In 2003 John began working with the CDL’s new preservation program. The CDL adopted ARKs along with other University of California campuses. He gave presentations on ARKs once or twice a year and within a decade 168 institutions had registered to use them, including heavy adopters such as the National Library of France and the Internet Archive. While working on a Library of Congress grant, he wrote the BagIt packaging format (RFC8493) and drafted the first version of the web archiving (WARC) standard, both of which are widely used in digital repository and web harvesting systems. The latter uses an early version of his ANVL metadata format. During that time he also specified and implemented a handful of digital repository microservices used at CDL and other digital libraries across the world: Pairtree, Namaste, ReDD, oxum, Checkm. Several of these were re-implemented independently based on his specifications and are used in such places as the HathiTrust and OCFL-based systems. Although ARKs are decentralized by design, he created N2T.net in response to demand for a centralized ARK resolver. He also conceived the EZID system in response to demand for a front-end identifier management microservice that could be used with multiple storage repositories. N2T and EZID were unique in the world for their scheme-agnostic approach to managing and resolving individual identifiers. Neither system was purely about ARKs for the same reason that Noid is not purely an ARK tool.

In 2005 John resurrected the Digital Library Federation’s Developers Forum and chaired it for three years. In 2006 he went on a six-week fellowship with the University of Edinburgh to consider the emerging topic of PIDs and citations for scientific data. That fellowship resulted in CDL being invited to join the 5-year NSF DataONE grant, where he chaired the Preservation and Metadata Working Group starting in 2009. During this period he was also technical lead on collaborations with Microsoft Research and the Moore Foundation.

The DataONE involvement led to his creating yamz.net, which was the first realization of his 1996 vision for a crowdsourced “metadictionary” vocabulary builder. Around this time John created the “suffix passthrough” capability that permits N2T to resolve millions of identifiers on the basis of one registered identifier (similar to PURL’s “partial redirect”). In 2017 a formal collaboration with identifiers.org resulted in their adopting N2T’s “compact identifier” syntax and N2T’s adopting their curated ruleset of 600+ identifier schemes. That same year saw registration of the 419th ARK institution and his publication of a “persistence” vocabulary that considerably expanded on the NLM permanence ratings from 2000. In 2018 the National Library of France held a two-day, 350-person French-language ARK Summit in Paris, for which he gave the keynote address.

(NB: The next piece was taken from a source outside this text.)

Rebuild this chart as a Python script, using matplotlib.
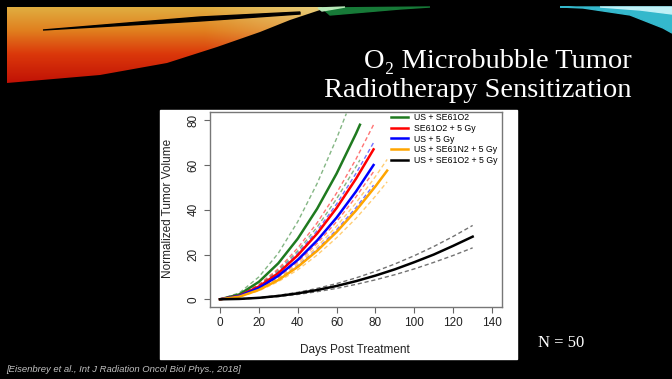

By the end of 2018, with CDL’s support to focus on ARKs, John spearheaded creation of what would become the ARK Alliance (arks.org). Over 500 institutions had registered and created over 8 billion ARKs, and for the first time ARKs had their own organization, including an advisory group and outreach, technical, and sustainability working groups. With the registration rate roughly doubling each year, four years later there were over 1000 ARK institutions. In 2022 John left the University of California to work with partners to keep the ARK Alliance moving towards self-sufficiency and to pursue his interest in the Decentralized Web (DWeb).